Cassandra isn’t really wicked, she just wasn’t that great at getting along with her family. Yes, she gave up baby Eve to a couple next door who seemed quite nice (but weren’t), and never told her mother that she’d had a baby until she had a medical scare and thought it might be a good idea to have Eve on hand if she needed a donor for something. While Eve observes early on that Cassandra and her mother are alike in their selfishness and stubbornness, the book makes it clear that Cassandra is mostly the villain, and everyone mostly likes the grandmother.
Eve is attracted to Jake, and tortures herself about falling for her mother’s boyfriend, and how she’d never get a boyfriend like Jake when someone as beautiful as her mother is around. She also has a hang-up about her deceased father, who was Cuban. This revealed as if it is some kind of stigma, and I don’t understand why. Racism, probably.
Eve is prickly. She teaches at the local school, looks after a nice old horse and her grandmother, but seems to do it all with this kind of cringing Cinderella~ishness that I didn’t understand. No one was taking advantage of her, and she didn’t need rescue. I didn’t think Eve was at all obliged to like her mother, because while objectively I don’t think Cassandra did anything wrong, I think Eve had the right to hate her. Sure, it would have been bad form to steal Jake for revenge, but Jake did most of the chasing, so Eve got to fall in love and only feel slightly dirty about it.
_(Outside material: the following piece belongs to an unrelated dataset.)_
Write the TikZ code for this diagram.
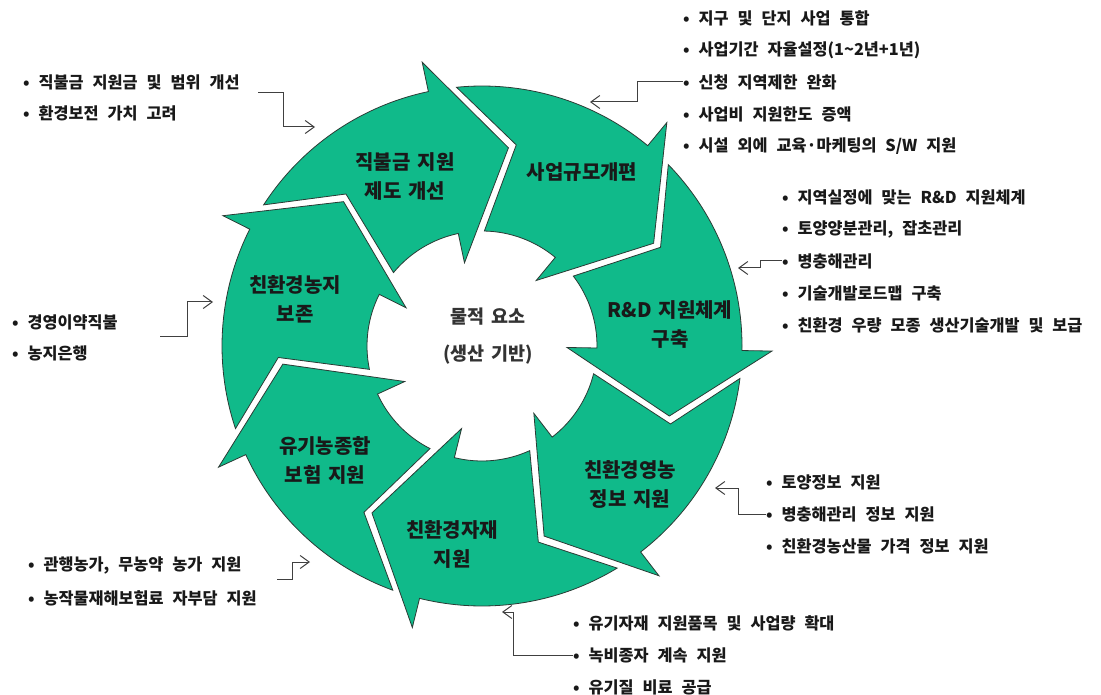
\documentclass[tikz,border=0pt]{standalone}
\usepackage{fontspec}
\setmainfont{Noto Sans CJK KR}[WordSpace=2.4]
\newfontfamily\lblfont{Noto Sans CJK KR}[WordSpace=1.5]
\usetikzlibrary{arrows.meta}
\definecolor{cycgreen}{HTML}{10BA8A}
\definecolor{cycline}{HTML}{2B3B35}
\definecolor{conngrey}{HTML}{404040}

\begin{document}
\begin{tikzpicture}[x=1pt, y=1pt,
  seg/.style={fill=cycgreen, draw=cycline, line width=0.8pt, line join=miter},
  lbl/.style={font=\lblfont\fontsize{20}{29}\selectfont\bfseries, align=center, text=black!90, inner sep=0pt},
  ctr/.style={font=\lblfont\fontsize{18.5}{37}\selectfont\bfseries, align=center, text=black!80, inner sep=0pt},
  item/.style={font=\fontsize{16.3}{18}\selectfont\bfseries, anchor=west, inner sep=0pt, text=black!90},
  conn/.style={-{Straight Barb[length=9pt,width=13pt]}, conngrey, line width=1pt},
]
  \useasboundingbox (0,0) rectangle (1101,-695);

  %% 일곱 개의 순환 화살표 (머리 밑변 각도)
  \begin{scope}[shift={(482,-346)}]
    \foreach \hb in {101.9, 50.4, -1, -52.4, -103.9, -155.3, -206.7} {
      \pgfmathsetmacro\tp{\hb+51.43}
      \pgfmathsetmacro\tlo{\tp-6.2}
      \pgfmathsetmacro\tli{\tp-13}
      \pgfmathsetmacro\tln{\tp-21.5}
      \pgfmathsetmacro\hti{\hb-19.5}
      \draw[seg] (\tlo:260) arc[start angle=\tlo, end angle=\hb, radius=260]
        -- (\hb:290) -- (\hti:200) -- (\hb:85) -- (\hb:115)
        arc[start angle=\hb, end angle=\tli, radius=115] -- (\tln:204) -- cycle;
    }
  \end{scope}

  %% 화살표 안의 글
  \node[lbl] (jik)  at (405,-177) {직불금 지원\\제도 개선};
  \node[lbl] (scl)  at (582,-172) {사업규모개편};
  \node[lbl] (rnd)  at (670,-325) {R\&D 지원체계\\구축};
  \node[lbl] (info) at (630,-484) {친환경영농\\정보 지원};
  \node[lbl] (mat)  at (452,-544) {친환경자재\\지원};
  \node[lbl] (ins)  at (325,-460) {유기농종합\\보험 지원};
  \node[lbl] (land) at (295,-299) {친환경농지\\보존};
  \node[ctr] (core) at (488,-336) {물적 요소\\(생산 기반)};

  %% 바깥 설명 목록
  \foreach \t [count=\i] in {지구 및 단지 사업 통합, 사업기간 자율설정(1\textasciitilde 2년+1년),
      신청 지역제한 완화, 사업비 지원한도 증액, 시설 외에 교육·마케팅의 S/W 지원}
    \node[item] (sc\i) at (683,-18-32*\i+32) {•\hspace{9pt}\t};
  \foreach \t [count=\i] in {지역실정에 맞는 R\&D 지원체계, {토양양분관리, 잡초관리}, 병충해관리,
      기술개발로드맵 구축, 친환경 우량 모종 생산기술개발 및 보급}
    \node[item] (rd\i) at (782,-197-32*\i+32) {•\hspace{9pt}\t};
  \foreach \t [count=\i] in {토양정보 지원, 병충해관리 정보 지원, 친환경농산물 가격 정보 지원}
    \node[item] (in\i) at (766,-482-32*\i+32) {•\hspace{9pt}\t};
  \foreach \t [count=\i] in {유기자재 지원품목 및 사업량 확대, 녹비종자 계속 지원, 유기질 비료 공급}
    \node[item] (mt\i) at (573,-623-32*\i+32) {•\hspace{9pt}\t};
  \foreach \t [count=\i] in {{관행농가, 무농약 농가 지원}, 농작물재해보험료 자부담 지원}
    \node[item] (is\i) at (28,-565-33*\i+33) {•\hspace{9pt}\t};
  \foreach \t [count=\i] in {경영이약직불, 농지은행}
    \node[item] (ld\i) at (12,-322-31*\i+31) {•\hspace{9pt}\t};
  \foreach \t [count=\i] in {직불금 지원금 및 범위 개선, 환경보전 가치 고려}
    \node[item] (jk\i) at (23,-82-31*\i+31) {•\hspace{9pt}\t};

  %% 연결선
  \coordinate (scTip) at (590,-102);
  \coordinate (rdTip) at (738,-268);
  \coordinate (inTip) at (715,-488);
  \coordinate (mtTip) at (502,-612);
  \coordinate (isFrom) at (277,-579);
  \coordinate (isTip)  at (310,-562);
  \coordinate (ldFrom) at (160,-336);
  \coordinate (ldTip)  at (213,-302);
  \coordinate (jkFrom) at (258,-93);
  \coordinate (jkTip)  at (315,-127);

  \draw[conn] (sc3.west) -- ++(-46,0) |- (scTip);
  \draw[conn] (rd3.west) -- ++(-22,0) |- (rdTip);
  \draw[conn] (in2.west) -- ++(-28,0) |- (inTip);
  \draw[conn] (mt2.west) -- ++(-60,0) |- (mtTip);
  \draw[conn] (isFrom) -- ++(15,0) |- (isTip);
  \draw[conn] (ldFrom) -- ++(27,0) |- (ldTip);
  \draw[conn] (jkFrom) -- ++(25,0) |- (jkTip);

\end{tikzpicture}
\end{document}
Jake’s family are rich and he’s rich and he lives in paradise. Apart from wondering what had attracted him to Cassandra in the first place, and what bent him so out of shape about not being told that Eve is Cassandra’s daughter (which, how is it his business what’s going on in their family anyway?), he comes across as a fairly pleasant and relatively low-key for a Harlequin Presents hero.
This was a fun read, but it didn’t always make a lot of sense.